I hope I've left you satisfied and smiling.
It's always best to go for the big finish.
Yes, it's probably time for me to retire from (blank) (blank) (blank) (blank)ing, having killed the joke in its ironic (and increasingly non-ironic) form for myself. The mantle has been passed to others. Or something. I'll try to let it go with the conclusion of the Royals' 2008 season and move on to new pursuits, like watching more TV!
That's right, it's premiere season! And tonight is the first episode of Season Five of The Office. I'm not sure why the entire baseball blogdom (including this blog) is so into the show. Maybe it's just a reflection of the show's popularity in general. Maybe it is because one of The Office's (now former) writers is a pretty hilarious and influential baseball blogger himself. Maybe it's because Pam Beesley represents that seemingly-attainable-but-with-a-jerk pretty girl from high school whom so many bloggers in their basement failed to hook up with because so many of us were so nerdy and emo back then, and somehow still feel the need as nominal adults to vindicate our pathetic adolescent selves.*
*This would certainly explain the increasing preference for Toby over Jim.
But enough of the dime-store psychoanalysis. For the next few months, many of us are going to be spending more time pondering the crazy shenanigans Michael, Dwight, and the rest of the Dunder-Mifflin Scranton branch. But will this mean forgetting this awesome Royals season, with all its fascinating storylines and subplots? You wouldn't think so, but, heck, people have already forgotten the greatest series of seasons in baseball history, so I suppose it's even possible they'll forget the season in which Tony Pena, Jr. pitched a scoreless inning of relief and Trey Hillman dazzled the Midwest with the Eastern-derived managerial insight that led to over 400 Ross Gload plate appearances.
What can we do to remember this team of wacky rapscallions as the weeks and months between now and Spring Training pass us by? How about a combination of pop-culture pseudo-hipness combined with (yet) another staple of internet writing hackdom? The "matching up pop culture characters with sports characters" model is in effect. Let's match the 2008 Royals up to their respective Office-alikes. That's right, we're just getting started, so read on.
And if you think this is long, wait until you see the whole thing.
(or he said)
I've spent an embarrassing amount of time thinking about this. You'd think it would be better. But it is what it is.

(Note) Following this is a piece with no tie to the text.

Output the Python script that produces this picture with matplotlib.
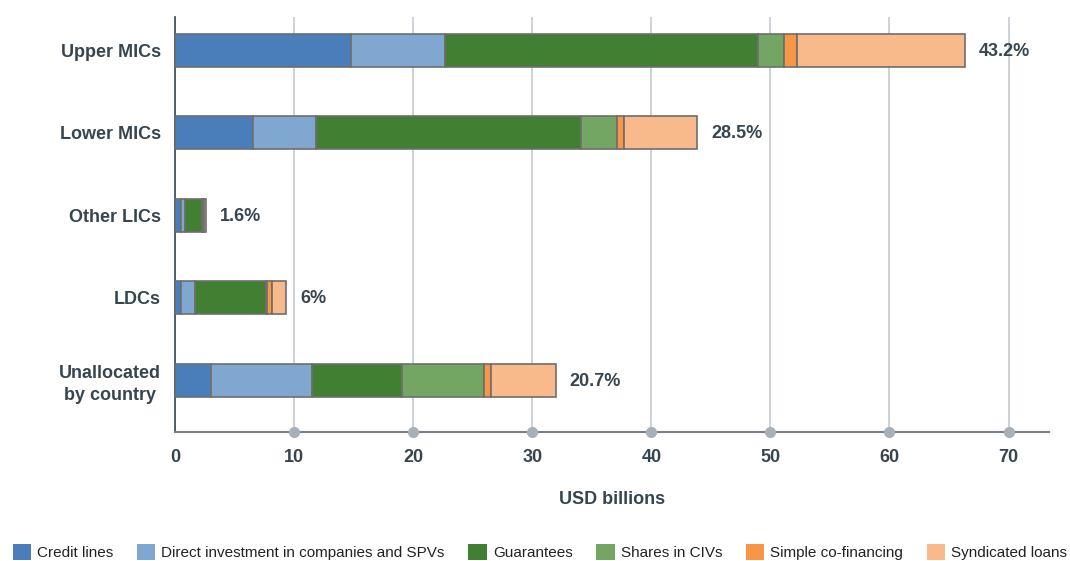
import numpy as np
import matplotlib.pyplot as plt
from matplotlib.patches import Patch

categories = ['Upper MICs', 'Lower MICs', 'Other LICs', 'LDCs', 'Unallocated\nby country']
series_names = ['Credit lines', 'Direct investment in companies and SPVs', 'Guarantees',
                'Shares in CIVs', 'Simple co-financing', 'Syndicated loans']
credit_lines = [14.76, 6.54, 0.48, 0.50, 3.00]
direct_invest = [7.91, 5.27, 0.33, 1.21, 8.53]
guarantees = [26.29, 22.28, 1.46, 5.92, 7.49]
shares_civs = [2.14, 3.01, 0.10, 0.07, 6.93]
simple_cofin = [1.15, 0.60, 0.10, 0.44, 0.62]
syndicated = [14.11, 6.16, 0.14, 1.18, 5.42]
share_labels = ['43.2%', '28.5%', '1.6%', '6%', '20.7%']
x_ticks = [0, 10, 20, 30, 40, 50, 60, 70]

colors = ['#4a7ebb', '#80a7d0', '#417f32', '#73a663', '#f79646', '#f9ba8b']
text_col = '#36454f'

plt.rcParams['font.family'] = ['Liberation Sans', 'DejaVu Sans']

fig = plt.figure(figsize=(10.7, 5.61), dpi=100)
ax = fig.add_axes([0.1636, 0.2299, 0.8168, 0.7398])

series = [credit_lines, direct_invest, guarantees, shares_civs, simple_cofin, syndicated]
y = np.arange(len(categories))
left = np.zeros(len(categories))
for vals, col in zip(series, colors):
    ax.barh(y, vals, left=left, height=0.4, color=col, edgecolor='#6e6e6e',
            linewidth=1.2, zorder=3)
    left += np.array(vals)

# share of total written after each bar
for yi, total, lab in zip(y, left, share_labels):
    ax.annotate(lab, (total, yi), xytext=(10, -1), textcoords='offset points',
                va='center', ha='left', fontsize=13, fontweight='bold', color=text_col)

ax.set_xlim(0, 73.4)
ax.set_ylim(4.63, -0.4)
ax.set_yticks(y)
ax.set_yticklabels(categories, fontsize=13, fontweight='bold', color=text_col,
                   multialignment='center', linespacing=1.35)
ax.set_xticks(x_ticks)
ax.set_xticklabels([str(t) for t in x_ticks], fontsize=13, fontweight='bold', color=text_col)
ax.tick_params(axis='y', length=0, pad=10)
ax.tick_params(axis='x', length=0, pad=12)

ax.grid(axis='x', color='#c3cbd2', linewidth=1.2, zorder=0)
for t in x_ticks[1:]:
    ax.plot(t, 4.63, 'o', color='#a7b0b7', markersize=7, clip_on=False, zorder=5)

for s in ['top', 'right']:
    ax.spines[s].set_visible(False)
ax.spines['left'].set_color('#3a4750')
ax.spines['left'].set_linewidth(1.2)
ax.spines['bottom'].set_color('#7a8087')
ax.spines['bottom'].set_linewidth(1.5)

ax.set_xlabel('USD billions', fontsize=13, fontweight='bold', color=text_col, labelpad=18)

handles = [Patch(facecolor=c, edgecolor='none') for c in colors]
fig.legend(handles, series_names, loc='center', bbox_to_anchor=(0.5 + 5 / 1070, 1 - 552 / 561),
           ncol=6, frameon=False, fontsize=11, handlelength=1.2, handleheight=1.2,
           handletextpad=0.4, columnspacing=1.55, labelcolor='#222222',
           borderpad=0, borderaxespad=0)

fig.savefig('out.png', dpi=100)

Believe it or not, this was harder than it looks (...). I started out by trying to make the analogy/likeness/whatever consistent from player to player. This would then reflect how the players interact with each other in relation to how the show's characters do. Other resemblances would deal with each player individually, physical resemblance, how the audience sees them, etc. I finally decided it was too difficult and not worth it. What I'm trying to say is not to read too much into it -- particularly the relationships between characters when not explicitly mentioned. I just went player by player and did the best I could. Some take a little explanation and imagination. Others are what one might call a "no-brainer." If one is a dork.
I also finally decided that I couldn't use every player and character. Some just don't fit. So I'm sorry if anyone's offended I didn't find a way to work in Jeff Fulchino and the the woman who worked/works in the warehouse.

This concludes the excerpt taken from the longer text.